IF Surrey wished to ensure their challenge for the Championship was to be sustained they could hardly have chosen more perfect opponents than Durham. Surrey had won all six of the previous meetings between the sides since Durham became the 18th senior county in 1992. With 24 points desperately needed it was not hard to deduce who they might want heaving into view.

Still, Surrey, second in the table to Leicestershire, might not have realised that just one other county has beaten Durham in every previous match (with eight wins, by dint of having played them twice in the the first season and already this summer). The record could easily prove decisive. Yes, that's right, Leicestershire.

SPORTING prediction is a notoriously precarious business. Back in April, Keith Fletcher, otherwise known as the Gnome of Chelmsford, who is to cricketing matters what the Gnomes of Zurich are to fiscal ones, said that only six counties had a chance of winning the Championship and named four. "Essex, Warwickshire, Leicestershire, Yorkshire, all good sides. All got players who should be playing," he said. At least he got it right in the case of Championship-leading Leicestershire. Essex, however, are 18th.

FOR some reason it was stated (and oft-repeated) last week that Mike Gatting's final first-class appearance would be at Lord's today in the Axa League match between Middlesex and Gloucestershire. The Axa League, consisting of coloured clothes and 40 overs may be many things - hit-and- giggle, entertaining, brash, impure, thrilling - but it is assuredly not first-class. A match must be over three days even to begin to qualify.

BOOK MARK

"There is too much gamesmanship in this respect these days. Test match players will shout `catch it' when the ball comes off the pad knowing full well the batsmen has not touched the ball. In the volatile atmosphere of Test cricket it is hard for an umpire to detect a nick...Test match cricket is so presured these days, particularly when the batting side is defending, that often there are four or five fielders in close positions. This never happened in the old days."
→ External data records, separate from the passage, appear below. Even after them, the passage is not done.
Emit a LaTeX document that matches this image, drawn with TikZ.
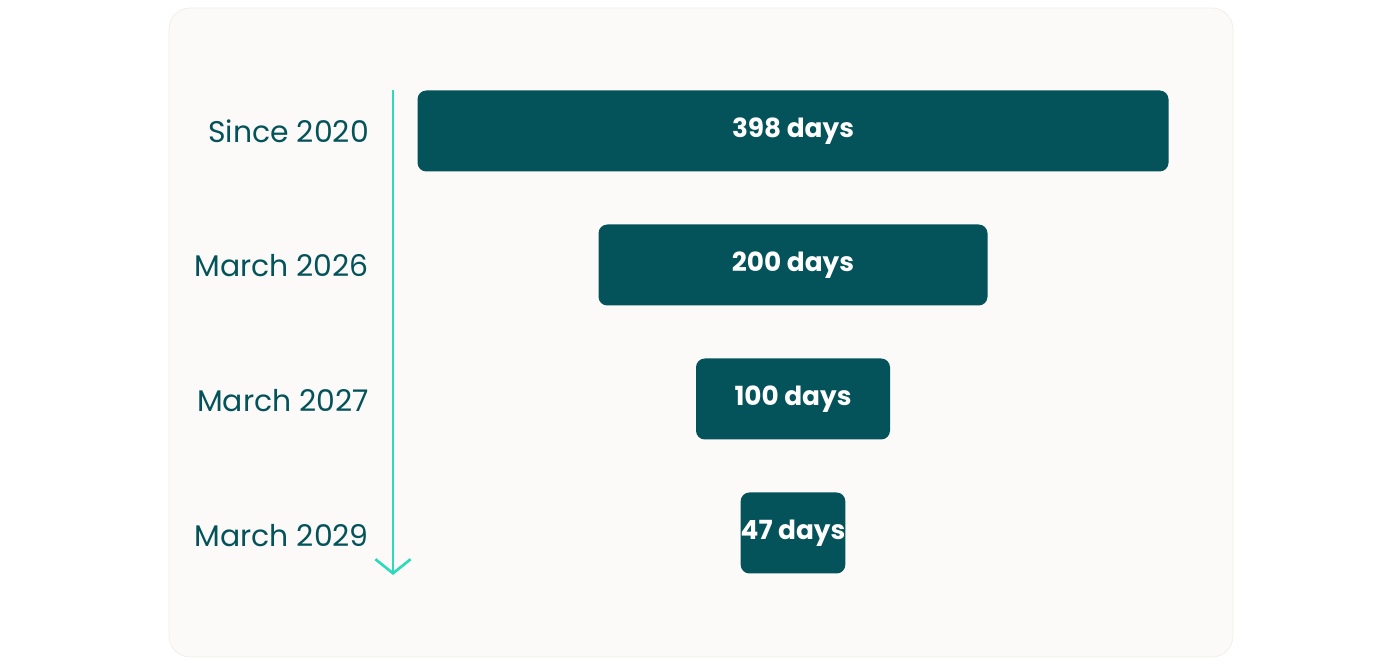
\documentclass[tikz,border=0pt]{standalone}
\usepackage{fontspec}
\setmainfont{Poppins}
\usetikzlibrary{positioning}
\usetikzlibrary{arrows.meta}
\definecolor{teal}{HTML}{04525A}
\definecolor{mint}{HTML}{2DDBB8}
\definecolor{card}{HTML}{FBFAF8}
\definecolor{cardline}{HTML}{EFEDE8}
\tikzset{bar/.style={rectangle,rounded corners=5pt,fill=teal,text=white,inner sep=0pt,font=\fontsize{15}{18}\selectfont\bfseries}}
\tikzset{year/.style={anchor=east,text=teal,font=\fontsize{17}{20}\selectfont}}
\begin{document}
\begin{tikzpicture}[x=0.02cm,y=-0.02cm]
\useasboundingbox (0,0) rectangle (1400,668);
\draw[cardline, fill=card, rounded corners=12pt] (169,8) rectangle (1233,657);
\node[bar, minimum width=751*0.02cm, minimum height=81*0.02cm] (b1) at (793,131) {398 days};
\node[bar, minimum width=389*0.02cm, minimum height=81*0.02cm] (b2) at (793,265) {200 days};
\node[bar, minimum width=194*0.02cm, minimum height=81*0.02cm] (b3) at (793,399) {100 days};
\node[bar, minimum width=97*0.02cm, minimum height=81*0.02cm] (b4) at (793,533) {47 days};
\node[year] (y1) at (375,131) {Since 2020};
\node[year] (y2) at (375,266) {March 2026};
\node[year] (y3) at (375,401) {March 2027};
\node[year] (y4) at (375,536) {March 2029};
\coordinate (top) at (393,90);
\coordinate (bot) at (393,575);
\draw[mint, line width=1.5pt, -{Straight Barb[length=8pt,width=20pt,line width=1.5pt]}] (top) -- (bot);
\end{tikzpicture}
\end{document}
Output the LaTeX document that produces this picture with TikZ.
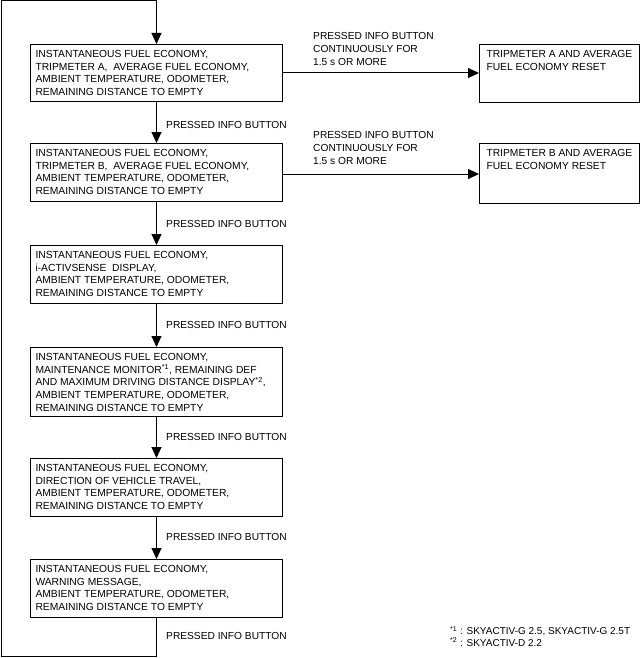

From a book by Dickie Bird - no, not the recent best-seller but a less celebrated tome called Not Out, published 20 years ago, and showing that nothing has been done to ease the umpires' lot.

SILLY POINT

IT has become the fashion for bowlers who capture five wickets in an innings to say that they have taken a Michelle. The gorgeous Hollywood leading lady with that name has apparently never seen a game of cricket and is also probably unaware of the contribution she has made to the sport through a tenuous use of Cockney rhyming slang. Her full name is Michelle Pfeiffer (above), as in "five for", naturally. Batsmen, meanwhile, are aspiring to acquire a Jennifer. This, of course, takes its name from the actress with the singular hairstyle who stars in the Channel 4 American sitcom, Friends. Jennifer Aniston...as in, you will not need to be told "a nice ton".